» **YOUR TASK**: What you return should match every record exactly, with the images removed.

» **Part of a data file**:

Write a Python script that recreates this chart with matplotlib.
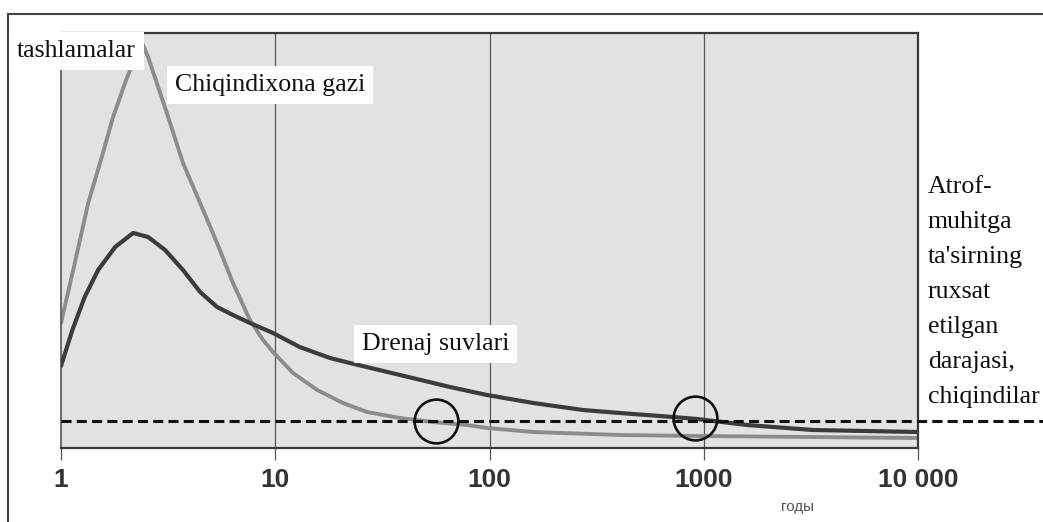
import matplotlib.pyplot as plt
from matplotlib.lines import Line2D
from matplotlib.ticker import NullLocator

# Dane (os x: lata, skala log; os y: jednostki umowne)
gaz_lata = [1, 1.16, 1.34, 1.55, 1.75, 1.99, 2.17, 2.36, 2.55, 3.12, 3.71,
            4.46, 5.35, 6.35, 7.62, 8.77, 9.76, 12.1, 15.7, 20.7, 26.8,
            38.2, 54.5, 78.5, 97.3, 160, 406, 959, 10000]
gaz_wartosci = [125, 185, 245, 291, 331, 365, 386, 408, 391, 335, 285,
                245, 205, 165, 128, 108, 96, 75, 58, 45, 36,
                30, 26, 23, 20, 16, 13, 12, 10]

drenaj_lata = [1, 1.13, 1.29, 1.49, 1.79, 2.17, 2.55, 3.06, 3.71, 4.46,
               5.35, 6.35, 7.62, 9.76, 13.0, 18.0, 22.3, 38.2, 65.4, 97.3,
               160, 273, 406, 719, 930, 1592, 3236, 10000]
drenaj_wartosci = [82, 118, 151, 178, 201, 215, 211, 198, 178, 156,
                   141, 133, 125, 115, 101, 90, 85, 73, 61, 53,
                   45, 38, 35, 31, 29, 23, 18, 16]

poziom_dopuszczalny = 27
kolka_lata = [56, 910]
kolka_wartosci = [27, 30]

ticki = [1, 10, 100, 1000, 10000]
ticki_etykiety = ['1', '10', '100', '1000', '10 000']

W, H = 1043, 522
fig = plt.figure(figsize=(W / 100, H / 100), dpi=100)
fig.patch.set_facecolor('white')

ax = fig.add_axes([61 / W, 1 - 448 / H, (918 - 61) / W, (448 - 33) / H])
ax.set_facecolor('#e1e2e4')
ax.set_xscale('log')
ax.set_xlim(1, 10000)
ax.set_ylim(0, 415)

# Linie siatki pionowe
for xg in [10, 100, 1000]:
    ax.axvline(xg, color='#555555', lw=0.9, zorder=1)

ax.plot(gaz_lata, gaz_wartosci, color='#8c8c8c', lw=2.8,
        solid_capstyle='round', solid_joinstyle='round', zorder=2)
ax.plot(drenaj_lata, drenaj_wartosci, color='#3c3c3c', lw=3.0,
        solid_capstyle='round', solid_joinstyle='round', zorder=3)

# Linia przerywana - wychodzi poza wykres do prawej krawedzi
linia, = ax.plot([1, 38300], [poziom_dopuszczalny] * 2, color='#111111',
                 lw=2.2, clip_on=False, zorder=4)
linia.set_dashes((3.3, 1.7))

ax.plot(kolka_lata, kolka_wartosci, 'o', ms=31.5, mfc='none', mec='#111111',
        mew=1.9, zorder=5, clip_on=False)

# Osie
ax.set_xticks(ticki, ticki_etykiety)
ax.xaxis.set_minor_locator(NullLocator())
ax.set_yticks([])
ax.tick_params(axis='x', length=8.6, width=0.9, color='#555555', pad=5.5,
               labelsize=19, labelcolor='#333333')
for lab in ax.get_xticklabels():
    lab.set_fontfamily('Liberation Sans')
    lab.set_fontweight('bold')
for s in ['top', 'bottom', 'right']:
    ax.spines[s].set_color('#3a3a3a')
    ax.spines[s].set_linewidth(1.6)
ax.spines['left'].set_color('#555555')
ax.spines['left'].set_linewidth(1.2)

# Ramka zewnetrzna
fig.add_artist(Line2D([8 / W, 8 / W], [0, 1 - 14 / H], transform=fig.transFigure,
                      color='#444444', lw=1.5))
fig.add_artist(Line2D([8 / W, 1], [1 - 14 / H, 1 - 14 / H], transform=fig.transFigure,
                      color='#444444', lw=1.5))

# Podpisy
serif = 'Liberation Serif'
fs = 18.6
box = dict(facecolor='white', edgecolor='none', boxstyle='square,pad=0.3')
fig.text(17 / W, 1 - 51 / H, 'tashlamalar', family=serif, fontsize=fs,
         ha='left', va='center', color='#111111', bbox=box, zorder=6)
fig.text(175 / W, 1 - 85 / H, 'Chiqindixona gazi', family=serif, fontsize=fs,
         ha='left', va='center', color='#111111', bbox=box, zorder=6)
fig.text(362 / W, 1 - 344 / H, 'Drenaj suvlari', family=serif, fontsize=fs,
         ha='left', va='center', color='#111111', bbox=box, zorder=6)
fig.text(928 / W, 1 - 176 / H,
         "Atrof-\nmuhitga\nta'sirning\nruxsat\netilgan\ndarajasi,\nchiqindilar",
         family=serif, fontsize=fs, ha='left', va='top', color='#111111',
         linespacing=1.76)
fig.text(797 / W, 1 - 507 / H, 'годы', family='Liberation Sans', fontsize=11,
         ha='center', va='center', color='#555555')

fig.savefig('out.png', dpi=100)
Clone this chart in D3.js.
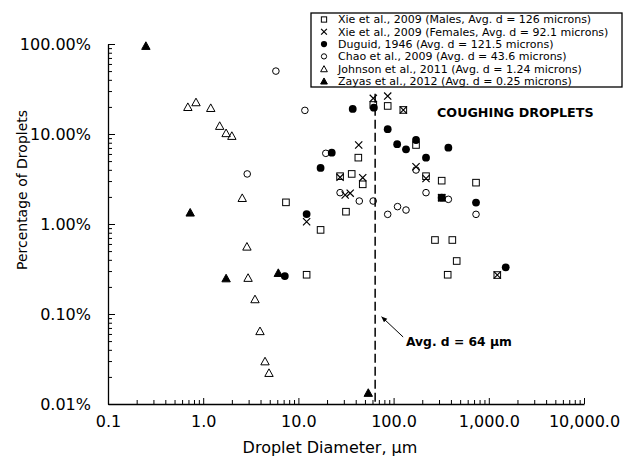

» **EXERCISE ANSWER**:
Write a Python script that recreates this chart with matplotlib.
import matplotlib.pyplot as plt
from matplotlib.lines import Line2D
from matplotlib.ticker import NullLocator

# Dane (os x: lata, skala log; os y: jednostki umowne)
gaz_lata = [1, 1.16, 1.34, 1.55, 1.75, 1.99, 2.17, 2.36, 2.55, 3.12, 3.71,
            4.46, 5.35, 6.35, 7.62, 8.77, 9.76, 12.1, 15.7, 20.7, 26.8,
            38.2, 54.5, 78.5, 97.3, 160, 406, 959, 10000]
gaz_wartosci = [125, 185, 245, 291, 331, 365, 386, 408, 391, 335, 285,
                245, 205, 165, 128, 108, 96, 75, 58, 45, 36,
                30, 26, 23, 20, 16, 13, 12, 10]

drenaj_lata = [1, 1.13, 1.29, 1.49, 1.79, 2.17, 2.55, 3.06, 3.71, 4.46,
               5.35, 6.35, 7.62, 9.76, 13.0, 18.0, 22.3, 38.2, 65.4, 97.3,
               160, 273, 406, 719, 930, 1592, 3236, 10000]
drenaj_wartosci = [82, 118, 151, 178, 201, 215, 211, 198, 178, 156,
                   141, 133, 125, 115, 101, 90, 85, 73, 61, 53,
                   45, 38, 35, 31, 29, 23, 18, 16]

poziom_dopuszczalny = 27
kolka_lata = [56, 910]
kolka_wartosci = [27, 30]

ticki = [1, 10, 100, 1000, 10000]
ticki_etykiety = ['1', '10', '100', '1000', '10 000']

W, H = 1043, 522
fig = plt.figure(figsize=(W / 100, H / 100), dpi=100)
fig.patch.set_facecolor('white')

ax = fig.add_axes([61 / W, 1 - 448 / H, (918 - 61) / W, (448 - 33) / H])
ax.set_facecolor('#e1e2e4')
ax.set_xscale('log')
ax.set_xlim(1, 10000)
ax.set_ylim(0, 415)

# Linie siatki pionowe
for xg in [10, 100, 1000]:
    ax.axvline(xg, color='#555555', lw=0.9, zorder=1)

ax.plot(gaz_lata, gaz_wartosci, color='#8c8c8c', lw=2.8,
        solid_capstyle='round', solid_joinstyle='round', zorder=2)
ax.plot(drenaj_lata, drenaj_wartosci, color='#3c3c3c', lw=3.0,
        solid_capstyle='round', solid_joinstyle='round', zorder=3)

# Linia przerywana - wychodzi poza wykres do prawej krawedzi
linia, = ax.plot([1, 38300], [poziom_dopuszczalny] * 2, color='#111111',
                 lw=2.2, clip_on=False, zorder=4)
linia.set_dashes((3.3, 1.7))

ax.plot(kolka_lata, kolka_wartosci, 'o', ms=31.5, mfc='none', mec='#111111',
        mew=1.9, zorder=5, clip_on=False)

# Osie
ax.set_xticks(ticki, ticki_etykiety)
ax.xaxis.set_minor_locator(NullLocator())
ax.set_yticks([])
ax.tick_params(axis='x', length=8.6, width=0.9, color='#555555', pad=5.5,
               labelsize=19, labelcolor='#333333')
for lab in ax.get_xticklabels():
    lab.set_fontfamily('Liberation Sans')
    lab.set_fontweight('bold')
for s in ['top', 'bottom', 'right']:
    ax.spines[s].set_color('#3a3a3a')
    ax.spines[s].set_linewidth(1.6)
ax.spines['left'].set_color('#555555')
ax.spines['left'].set_linewidth(1.2)

# Ramka zewnetrzna
fig.add_artist(Line2D([8 / W, 8 / W], [0, 1 - 14 / H], transform=fig.transFigure,
                      color='#444444', lw=1.5))
fig.add_artist(Line2D([8 / W, 1], [1 - 14 / H, 1 - 14 / H], transform=fig.transFigure,
                      color='#444444', lw=1.5))

# Podpisy
serif = 'Liberation Serif'
fs = 18.6
box = dict(facecolor='white', edgecolor='none', boxstyle='square,pad=0.3')
fig.text(17 / W, 1 - 51 / H, 'tashlamalar', family=serif, fontsize=fs,
         ha='left', va='center', color='#111111', bbox=box, zorder=6)
fig.text(175 / W, 1 - 85 / H, 'Chiqindixona gazi', family=serif, fontsize=fs,
         ha='left', va='center', color='#111111', bbox=box, zorder=6)
fig.text(362 / W, 1 - 344 / H, 'Drenaj suvlari', family=serif, fontsize=fs,
         ha='left', va='center', color='#111111', bbox=box, zorder=6)
fig.text(928 / W, 1 - 176 / H,
         "Atrof-\nmuhitga\nta'sirning\nruxsat\netilgan\ndarajasi,\nchiqindilar",
         family=serif, fontsize=fs, ha='left', va='top', color='#111111',
         linespacing=1.76)
fig.text(797 / W, 1 - 507 / H, 'годы', family='Liberation Sans', fontsize=11,
         ha='center', va='center', color='#555555')

fig.savefig('out.png', dpi=100)
Clone this chart in D3.js.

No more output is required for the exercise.